Egypt has long been a farming area.

Egypt

SCHOOL
The first school east of the Worm Creek was built in 1879 on the farm of Anna Lundgreen, about 1700 East 200 south.  It served as a church and a school.   Two years later it was dismantled and moved one mile west to the Soren Petersen farm, 900 East and 400 South.  With additional materials, it was enlarged to a structure measuring sixteen feet by eighteen feet.  A monument marks this location as Preston’s first school.

Later a school was built 2 miles east of the State and Oneida intersection in Preston.  This school was later moved to what is now the Robert and Wendy Hanger farm east of Preston and is used for a storage shed.  

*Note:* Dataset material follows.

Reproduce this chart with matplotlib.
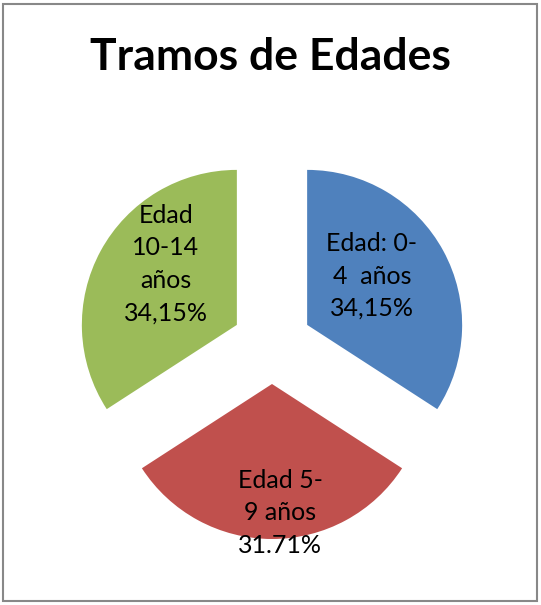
import matplotlib
matplotlib.use("Agg")
import matplotlib.pyplot as plt
from matplotlib.patches import Rectangle

title = "Tramos de Edades"
categories = ["Edad: 0-\n4  años", "Edad 5-\n9 años", "Edad\n10-14\naños"]
values = [34.15, 31.71, 34.15]
value_labels = ["34,15%", "31.71%", "34,15%"]
colors = ["#4F81BD", "#C0504D", "#9BBB59"]

W, H = 541, 605
fig = plt.figure(figsize=(W / 100, H / 100), dpi=100)
ax = fig.add_axes([0, 0, 1, 1])

cx, cy = 272, H - 344
radius = 155
wedges, _ = ax.pie(values, colors=colors, startangle=90, counterclock=False,
                   radius=radius, center=(cx, cy), explode=[40, 40, 40],
                   frame=True, wedgeprops=dict(linewidth=0))
ax.set_xlim(0, W)
ax.set_ylim(0, H)
ax.set_aspect("equal")
ax.axis("off")

label_pos = [(372, H - 276), (280, H - 513), (166, H - 264)]
font = ["Lato", "DejaVu Sans"]
for (x, y), cat, vl in zip(label_pos, categories, value_labels):
    ax.text(x, y, cat + "\n" + vl, ha="center", va="center", fontsize=18,
            family=font, color="black", linespacing=1.5)

fig.text(0.5, 1 - 57 / H, title, ha="center", va="center", fontsize=32,
         fontweight="bold", family=font)

fig.patches.append(Rectangle((3 / W, 4 / H), (537 - 3) / W, (601 - 4) / H,
                             transform=fig.transFigure, fill=False,
                             edgecolor="#888888", linewidth=1.5))

fig.savefig("out.png", dpi=100)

SOURCES:  The Trailblazer, a DUP Publication, edited by Newell Hart, and the Egypt Sign off 800 East and Oneida Street.

CHURCH
The first branch of the church of Jesus Christ of Latter-day Saints, called the Worm Creek Branch, was organized in 1877 with Elisha Lawrence as the presiding elder.  In 1879 it became the Worm Creek Ward with Nahum Porter as Bishop.  May 14, 1881, a special meeting was called, and held in the school house, the name of the ward was changed to Preston.

Preston’s First School was in Egypt.

HISTORY

The fertile grass that covered the Bear River/Worm Creek delta was used by the early settlers of Franklin for the summer grazing of livestock and the cutting of grass for winter feed.  In 1869 William Head, David Jensen, Charles Spongberg, Joseph clayton, and Martin Lundgreen made a general survey of the country north of Franklin and identified this area as the most desirable for an expanded settlement.  “Under the Homestead Act David Jensen and Charles Spongberg each filed on a quarter section of land.  Others soon did the same:  Joseph Clayton, Martin Lundgreen, Alfred Alder, Ole Petterborg and his son Emil, Claus Clausen, Andrew and Christian Mortensen, Hyrum and Joseph Nielson, Soren and Charles Peterson, and in 1878 M. H. (Hans) Lund.”  They established homesteads along, and east of the Worm Creek. These first settlers utilized water out of worm Creek to irrigate their hay, grain, and gardens.  A canal was dug to divert additional water from the Cub River into Worm Creek and onto the settlers’ farms.  The first water flowed through the canal much to the delight and joy of the settlers on July 4, 1881.